Rester privé offre trois avantages colossaux en 2025 :

  • Liquidité sans transparence : grâce aux ventes secondaires organisées par Carta, Forge Global ou directement par les banques, les employés et investisseurs peuvent sortir une partie de leurs gains sans que l’entreprise ait à publier ses comptes trimestriels.
  • Moins de pression court-termiste : pas d’appels analysts tous les 90 jours, pas de risque de décote boursière à la moindre déception.
  • Valorisations décorrélées de la réalité économique : les fonds de venture et les fonds souverains se battent pour rentrer dans les « next big things », acceptant des multiples hallucinants.

Résultat : des entreprises peuvent atteindre des tailles de géants du S&P 500 tout en gardant la flexibilité d’une startup.

Les risques d’une bulle des marchés privés

Mais tout n’est pas rose. Plusieurs signaux d’alerte clignotent :

Les valorisations reposent sur des multiples de chiffre d’affaires futurs extrêmement optimistes (SpaceX se négocie à plus de 60x son CA estimé 2026).

La liquidité réelle reste limitée : si plusieurs gros actionnaires veulent sortir en même temps, il n’y aura pas assez d’acheteurs.

En cas de retournement macro-économique (hausse durable des taux, récession), ces valorisations pourraient s’effondrer sans aucun filet de sécurité public.

Enfin, les employés qui ont misé toute leur richesse sur des actions illiquides risquent de se retrouver avec des « millionaire on paper » devenus « middle-class » en quelques mois.

Ce que cela signifie pour vous, entrepreneur ou investisseur tech

Si vous levez des fonds en 2025-2026, sachez que :

  • Les barèmes de valorisation ont explosé dans l’IA, la space tech et les infrastructures numériques.
  • Les investisseurs acceptent des termes très fondateurs-friendly (gouvernance, liquidation preferences light).
  • Mais la concurrence est féroce : seuls les projets perçus comme « inevitables » décrochent ces méga-valorisations.
  • La fenêtre peut se refermer vite : les cycles venture sont de plus en plus courts et violents.

Conclusion : vers un krach ou une nouvelle norme ?

800 milliards pour SpaceX, ce n’est pas seulement une anecdote sur Elon Musk. C’est le symptôme d’un marché tech qui a appris à vivre sans la bourse traditionnelle, où l’argent abondance de capitaux et la peur de rater le prochain « tenbagger » font voler en éclats toutes les métriques historiques.
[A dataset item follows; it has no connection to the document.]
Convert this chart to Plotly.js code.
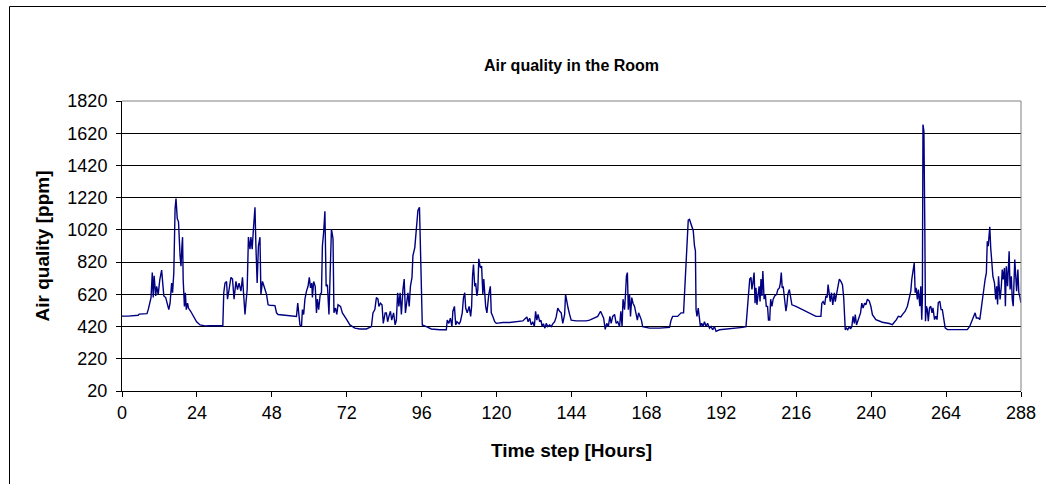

Tant que Starlink continuera d’ajouter 500 000 abonnés par mois et que Starship réussira ses tests orbitaux, la trajectoire semble intacte. Mais l’histoire nous a appris que les valorisations qui défient la gravité finissent souvent par redescendre – parfois brutalement.

En attendant, une chose est sûre : en 2025, le rêve spatial paie. Et plutôt deux fois qu’une.